▸ Data:
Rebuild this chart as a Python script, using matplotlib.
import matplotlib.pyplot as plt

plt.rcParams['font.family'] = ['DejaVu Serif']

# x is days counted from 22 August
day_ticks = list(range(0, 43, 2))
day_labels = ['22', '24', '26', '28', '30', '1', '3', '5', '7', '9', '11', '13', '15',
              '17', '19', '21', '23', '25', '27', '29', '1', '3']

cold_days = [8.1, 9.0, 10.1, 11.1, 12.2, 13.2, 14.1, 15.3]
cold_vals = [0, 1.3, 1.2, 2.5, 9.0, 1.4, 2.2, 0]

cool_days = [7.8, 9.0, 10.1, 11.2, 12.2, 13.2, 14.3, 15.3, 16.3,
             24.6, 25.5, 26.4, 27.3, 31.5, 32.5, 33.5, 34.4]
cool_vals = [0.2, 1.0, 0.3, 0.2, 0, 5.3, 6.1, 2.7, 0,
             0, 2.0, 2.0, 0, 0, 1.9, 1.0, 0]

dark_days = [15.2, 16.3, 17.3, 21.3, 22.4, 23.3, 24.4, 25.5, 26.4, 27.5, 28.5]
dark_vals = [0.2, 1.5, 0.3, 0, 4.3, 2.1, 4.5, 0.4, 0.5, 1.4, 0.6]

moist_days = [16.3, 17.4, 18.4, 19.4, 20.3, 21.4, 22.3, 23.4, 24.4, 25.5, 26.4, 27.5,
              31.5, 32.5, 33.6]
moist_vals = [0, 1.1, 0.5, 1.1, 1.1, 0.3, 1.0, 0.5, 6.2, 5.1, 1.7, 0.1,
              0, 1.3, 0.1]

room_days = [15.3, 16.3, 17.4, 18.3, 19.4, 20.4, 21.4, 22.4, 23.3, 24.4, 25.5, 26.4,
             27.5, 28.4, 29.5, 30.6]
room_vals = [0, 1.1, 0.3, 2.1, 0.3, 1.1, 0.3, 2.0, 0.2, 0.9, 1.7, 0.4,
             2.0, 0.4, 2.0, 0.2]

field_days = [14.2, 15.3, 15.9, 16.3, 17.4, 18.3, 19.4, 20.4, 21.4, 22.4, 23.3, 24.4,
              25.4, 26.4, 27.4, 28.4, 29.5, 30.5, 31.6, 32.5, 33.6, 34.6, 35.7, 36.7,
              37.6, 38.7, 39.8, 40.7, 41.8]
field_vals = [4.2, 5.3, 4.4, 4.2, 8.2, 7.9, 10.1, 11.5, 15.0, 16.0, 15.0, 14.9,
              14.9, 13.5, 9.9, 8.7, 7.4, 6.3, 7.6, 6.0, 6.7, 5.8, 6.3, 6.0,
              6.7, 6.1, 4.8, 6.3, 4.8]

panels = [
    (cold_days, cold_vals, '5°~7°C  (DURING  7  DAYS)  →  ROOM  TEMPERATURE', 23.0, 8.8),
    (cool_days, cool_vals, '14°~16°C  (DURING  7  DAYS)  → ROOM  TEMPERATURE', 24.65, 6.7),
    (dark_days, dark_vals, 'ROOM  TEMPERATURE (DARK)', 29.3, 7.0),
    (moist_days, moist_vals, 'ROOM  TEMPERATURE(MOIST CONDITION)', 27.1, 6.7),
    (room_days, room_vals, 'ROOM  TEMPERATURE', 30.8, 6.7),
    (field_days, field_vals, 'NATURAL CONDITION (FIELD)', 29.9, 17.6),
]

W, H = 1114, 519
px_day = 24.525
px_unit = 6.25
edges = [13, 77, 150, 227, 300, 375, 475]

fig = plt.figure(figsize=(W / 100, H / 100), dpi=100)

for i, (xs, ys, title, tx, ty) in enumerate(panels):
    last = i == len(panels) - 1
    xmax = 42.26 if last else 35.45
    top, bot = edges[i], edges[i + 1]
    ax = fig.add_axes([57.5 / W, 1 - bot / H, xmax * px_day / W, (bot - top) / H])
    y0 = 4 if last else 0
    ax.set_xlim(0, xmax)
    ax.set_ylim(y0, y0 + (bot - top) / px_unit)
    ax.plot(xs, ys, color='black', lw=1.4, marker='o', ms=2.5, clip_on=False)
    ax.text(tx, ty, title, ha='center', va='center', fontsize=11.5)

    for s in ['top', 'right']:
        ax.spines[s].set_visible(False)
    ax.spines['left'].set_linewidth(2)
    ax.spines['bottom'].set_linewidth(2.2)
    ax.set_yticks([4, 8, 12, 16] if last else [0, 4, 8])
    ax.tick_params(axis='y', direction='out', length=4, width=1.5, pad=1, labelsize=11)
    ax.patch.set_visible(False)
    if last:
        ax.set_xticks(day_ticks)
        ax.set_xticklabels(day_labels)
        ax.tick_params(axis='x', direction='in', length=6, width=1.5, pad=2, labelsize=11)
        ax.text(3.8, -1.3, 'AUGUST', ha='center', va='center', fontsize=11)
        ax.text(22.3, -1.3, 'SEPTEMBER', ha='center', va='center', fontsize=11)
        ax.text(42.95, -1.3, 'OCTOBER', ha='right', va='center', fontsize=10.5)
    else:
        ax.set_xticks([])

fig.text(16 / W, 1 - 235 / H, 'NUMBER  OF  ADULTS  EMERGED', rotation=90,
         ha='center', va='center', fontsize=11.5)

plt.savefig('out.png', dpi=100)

▸ Given request: Your task is to repeat each line of the material exactly.

▸ Final answer:
Rebuild this chart as a Python script, using matplotlib.
import matplotlib.pyplot as plt

plt.rcParams['font.family'] = ['DejaVu Serif']

# x is days counted from 22 August
day_ticks = list(range(0, 43, 2))
day_labels = ['22', '24', '26', '28', '30', '1', '3', '5', '7', '9', '11', '13', '15',
              '17', '19', '21', '23', '25', '27', '29', '1', '3']

cold_days = [8.1, 9.0, 10.1, 11.1, 12.2, 13.2, 14.1, 15.3]
cold_vals = [0, 1.3, 1.2, 2.5, 9.0, 1.4, 2.2, 0]

cool_days = [7.8, 9.0, 10.1, 11.2, 12.2, 13.2, 14.3, 15.3, 16.3,
             24.6, 25.5, 26.4, 27.3, 31.5, 32.5, 33.5, 34.4]
cool_vals = [0.2, 1.0, 0.3, 0.2, 0, 5.3, 6.1, 2.7, 0,
             0, 2.0, 2.0, 0, 0, 1.9, 1.0, 0]

dark_days = [15.2, 16.3, 17.3, 21.3, 22.4, 23.3, 24.4, 25.5, 26.4, 27.5, 28.5]
dark_vals = [0.2, 1.5, 0.3, 0, 4.3, 2.1, 4.5, 0.4, 0.5, 1.4, 0.6]

moist_days = [16.3, 17.4, 18.4, 19.4, 20.3, 21.4, 22.3, 23.4, 24.4, 25.5, 26.4, 27.5,
              31.5, 32.5, 33.6]
moist_vals = [0, 1.1, 0.5, 1.1, 1.1, 0.3, 1.0, 0.5, 6.2, 5.1, 1.7, 0.1,
              0, 1.3, 0.1]

room_days = [15.3, 16.3, 17.4, 18.3, 19.4, 20.4, 21.4, 22.4, 23.3, 24.4, 25.5, 26.4,
             27.5, 28.4, 29.5, 30.6]
room_vals = [0, 1.1, 0.3, 2.1, 0.3, 1.1, 0.3, 2.0, 0.2, 0.9, 1.7, 0.4,
             2.0, 0.4, 2.0, 0.2]

field_days = [14.2, 15.3, 15.9, 16.3, 17.4, 18.3, 19.4, 20.4, 21.4, 22.4, 23.3, 24.4,
              25.4, 26.4, 27.4, 28.4, 29.5, 30.5, 31.6, 32.5, 33.6, 34.6, 35.7, 36.7,
              37.6, 38.7, 39.8, 40.7, 41.8]
field_vals = [4.2, 5.3, 4.4, 4.2, 8.2, 7.9, 10.1, 11.5, 15.0, 16.0, 15.0, 14.9,
              14.9, 13.5, 9.9, 8.7, 7.4, 6.3, 7.6, 6.0, 6.7, 5.8, 6.3, 6.0,
              6.7, 6.1, 4.8, 6.3, 4.8]

panels = [
    (cold_days, cold_vals, '5°~7°C  (DURING  7  DAYS)  →  ROOM  TEMPERATURE', 23.0, 8.8),
    (cool_days, cool_vals, '14°~16°C  (DURING  7  DAYS)  → ROOM  TEMPERATURE', 24.65, 6.7),
    (dark_days, dark_vals, 'ROOM  TEMPERATURE (DARK)', 29.3, 7.0),
    (moist_days, moist_vals, 'ROOM  TEMPERATURE(MOIST CONDITION)', 27.1, 6.7),
    (room_days, room_vals, 'ROOM  TEMPERATURE', 30.8, 6.7),
    (field_days, field_vals, 'NATURAL CONDITION (FIELD)', 29.9, 17.6),
]

W, H = 1114, 519
px_day = 24.525
px_unit = 6.25
edges = [13, 77, 150, 227, 300, 375, 475]

fig = plt.figure(figsize=(W / 100, H / 100), dpi=100)

for i, (xs, ys, title, tx, ty) in enumerate(panels):
    last = i == len(panels) - 1
    xmax = 42.26 if last else 35.45
    top, bot = edges[i], edges[i + 1]
    ax = fig.add_axes([57.5 / W, 1 - bot / H, xmax * px_day / W, (bot - top) / H])
    y0 = 4 if last else 0
    ax.set_xlim(0, xmax)
    ax.set_ylim(y0, y0 + (bot - top) / px_unit)
    ax.plot(xs, ys, color='black', lw=1.4, marker='o', ms=2.5, clip_on=False)
    ax.text(tx, ty, title, ha='center', va='center', fontsize=11.5)

    for s in ['top', 'right']:
        ax.spines[s].set_visible(False)
    ax.spines['left'].set_linewidth(2)
    ax.spines['bottom'].set_linewidth(2.2)
    ax.set_yticks([4, 8, 12, 16] if last else [0, 4, 8])
    ax.tick_params(axis='y', direction='out', length=4, width=1.5, pad=1, labelsize=11)
    ax.patch.set_visible(False)
    if last:
        ax.set_xticks(day_ticks)
        ax.set_xticklabels(day_labels)
        ax.tick_params(axis='x', direction='in', length=6, width=1.5, pad=2, labelsize=11)
        ax.text(3.8, -1.3, 'AUGUST', ha='center', va='center', fontsize=11)
        ax.text(22.3, -1.3, 'SEPTEMBER', ha='center', va='center', fontsize=11)
        ax.text(42.95, -1.3, 'OCTOBER', ha='right', va='center', fontsize=10.5)
    else:
        ax.set_xticks([])

fig.text(16 / W, 1 - 235 / H, 'NUMBER  OF  ADULTS  EMERGED', rotation=90,
         ha='center', va='center', fontsize=11.5)

plt.savefig('out.png', dpi=100)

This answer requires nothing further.